Categories
bot captcha douglas kastle ocr recaptcha

reCAPTCHA – Class

It is not often you see a service that solves two problems at the same time. I like the simplicity of this one.

CAPTCHA’s have become an unfortunate necessity of the internet, used by certain websites to block bot attacks and try an guarantee that the thing on the other end of the internet connection is a human. CAPTCHA usually take the form of an image or a warped word that a computer can’t read and only a human (it is assumed) can correctly decipher. This requires a back end image generated that knows the correct answer and can let blog comments or website registration continue once a CAPTCHA has been solved. It is an imperfect solution to the internet scourge.
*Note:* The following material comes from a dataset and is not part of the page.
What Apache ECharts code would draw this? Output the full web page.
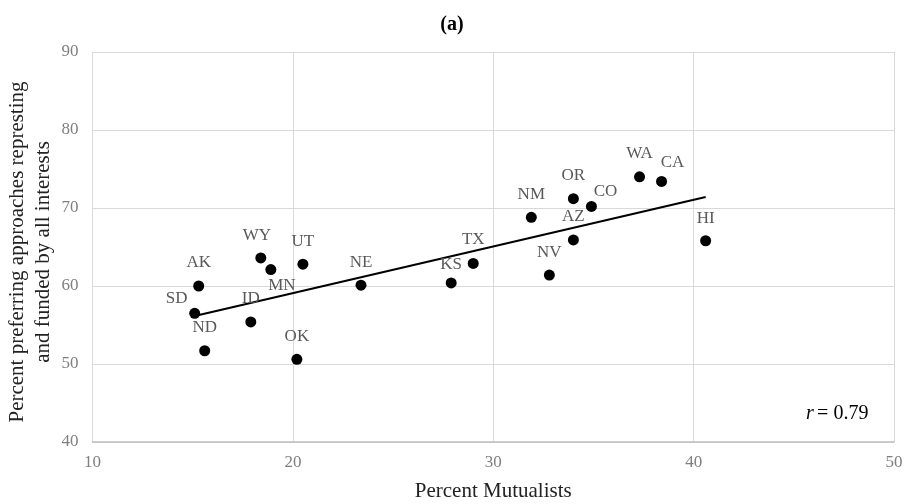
<!DOCTYPE html>
<html><head><meta charset="utf-8">
<script src="https://cdn.jsdelivr.net/npm/echarts@6/dist/echarts.min.js"></script>
<style>html,body{margin:0;padding:0;background:#fff}#c{width:904px;height:504px}</style>
</head><body><div id="c"></div>
<script>
const states = ['AK','WY','MN','UT','NE','SD','ID','ND','OK','KS','TX','NM','NV','AZ','OR','CO','WA','CA','HI'];
const mutualists = [15.3,18.4,18.9,20.5,23.4,15.1,17.9,15.6,20.2,27.9,29.0,31.9,32.8,34.0,34.0,34.9,37.3,38.4,40.6];
const preferring = [60.0,63.6,62.1,62.8,60.1,56.5,55.4,51.7,50.6,60.4,62.9,68.8,61.4,65.9,71.2,70.2,74.0,73.4,65.8];
const trendX = [15.1,40.6];
const trendY = [56.15,71.4];
const xTicks = [10,20,30,40,50];
const yTicks = [40,50,60,70,80,90];
const yTitle = 'Percent preferring approaches represting\nand funded by all interests';

// label offsets (px) for each state's label
const labelOffsets = {
  AK:[0,-23], WY:[-4,-22], MN:[11,16], UT:[0,-23], NE:[0,-23], SD:[-18,-15],
  ID:[0,-23], ND:[0,-23], OK:[0,-23], KS:[0,-18], TX:[0,-24], NM:[0,-23],
  NV:[0,-23], AZ:[0,-23], OR:[0,-23], CO:[14,-15], WA:[0,-23], CA:[11,-19], HI:[0,-22]
};

const serif = '"Liberation Serif","DejaVu Serif",serif';
const chart = echarts.init(document.getElementById('c'));
const pts = states.map((s,i)=>({
  value:[mutualists[i],preferring[i]],
  name:s,
  label:{offset:labelOffsets[s]}
}));
chart.setOption({
  animation:false,
  title:{text:'(a)',left:'center',top:10,textStyle:{fontFamily:serif,fontWeight:'bold',fontSize:20,color:'#000'}},
  grid:{left:92.5,right:10,top:52,bottom:62,containLabel:false,outerBoundsMode:'none'},
  xAxis:{type:'value',min:xTicks[0],max:xTicks[xTicks.length-1],interval:10,
    name:'Percent Mutualists',nameLocation:'middle',nameGap:39,
    nameTextStyle:{fontFamily:serif,fontSize:21,color:'#222'},
    axisLine:{show:true,lineStyle:{color:'#bfbfbf',width:1.5}},
    axisTick:{show:false},
    axisLabel:{fontFamily:serif,fontSize:17,color:'#7f7f7f',margin:12},
    splitLine:{show:true,lineStyle:{color:'#d9d9d9',width:1}}},
  yAxis:{type:'value',min:yTicks[0],max:yTicks[yTicks.length-1],interval:10,
    axisLine:{show:false},axisTick:{show:false},
    axisLabel:{fontFamily:serif,fontSize:17,color:'#7f7f7f',margin:14},
    splitLine:{show:true,lineStyle:{color:'#d9d9d9',width:1}}},
  series:[
    {type:'line',data:trendX.map((x,i)=>[x,trendY[i]]),symbol:'none',
      lineStyle:{color:'#000',width:2},z:3,silent:true},
    {type:'scatter',data:pts,symbol:'circle',symbolSize:11,
      itemStyle:{color:'#000',opacity:1},z:4,
      label:{show:true,position:'inside',formatter:p=>p.name,
        fontFamily:serif,fontSize:17,color:'#595959'}}
  ],
  graphic:[
    {type:'text',left:806,top:404,
      style:{rich:{i:{fontFamily:serif,fontStyle:'italic',fontSize:20,fill:'#000'},n:{fontFamily:serif,fontSize:20,fill:'#000'}},
        text:'{i|r} {n|= 0.79}'}},
    {type:'text',x:30,y:252,rotation:Math.PI/2,
      style:{text:yTitle,fontFamily:serif,fontSize:21,fill:'#222',lineHeight:26,
        align:'center',verticalAlign:'middle'}}
  ]
});
</script></body></html>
“About 60 million CAPTCHAs are solved by humans around the world every day. In each case, roughly ten seconds of human time are being spent. Individually, that’s not a lot of time, but in aggregate these little puzzles consume more than 150,000 hours of work each day.”

Well if we live with it can’t we some how use it. So a crowd called reCAPTCHA have come up with an interesting technique. Some where in the world loads of old documents are been scanned and one problem that they have to overcome is OCR tools being unable to read certain scanned words, ready made CAPTCHAs.

My first thought on the matter was, if the OCR tools can’t correctly read the garbled word, how would it know if when supplied to a human user that the returned answer is correct. Simple supply 2 words one known and one unknown. Without the user knowing which if the 2 is correct the assumption is made if the user correctly enters the known word the unknown word answer is assumed to be correct.

There doesn’t appear to be support in blogger yet but I’ll be keeping an eye on this one.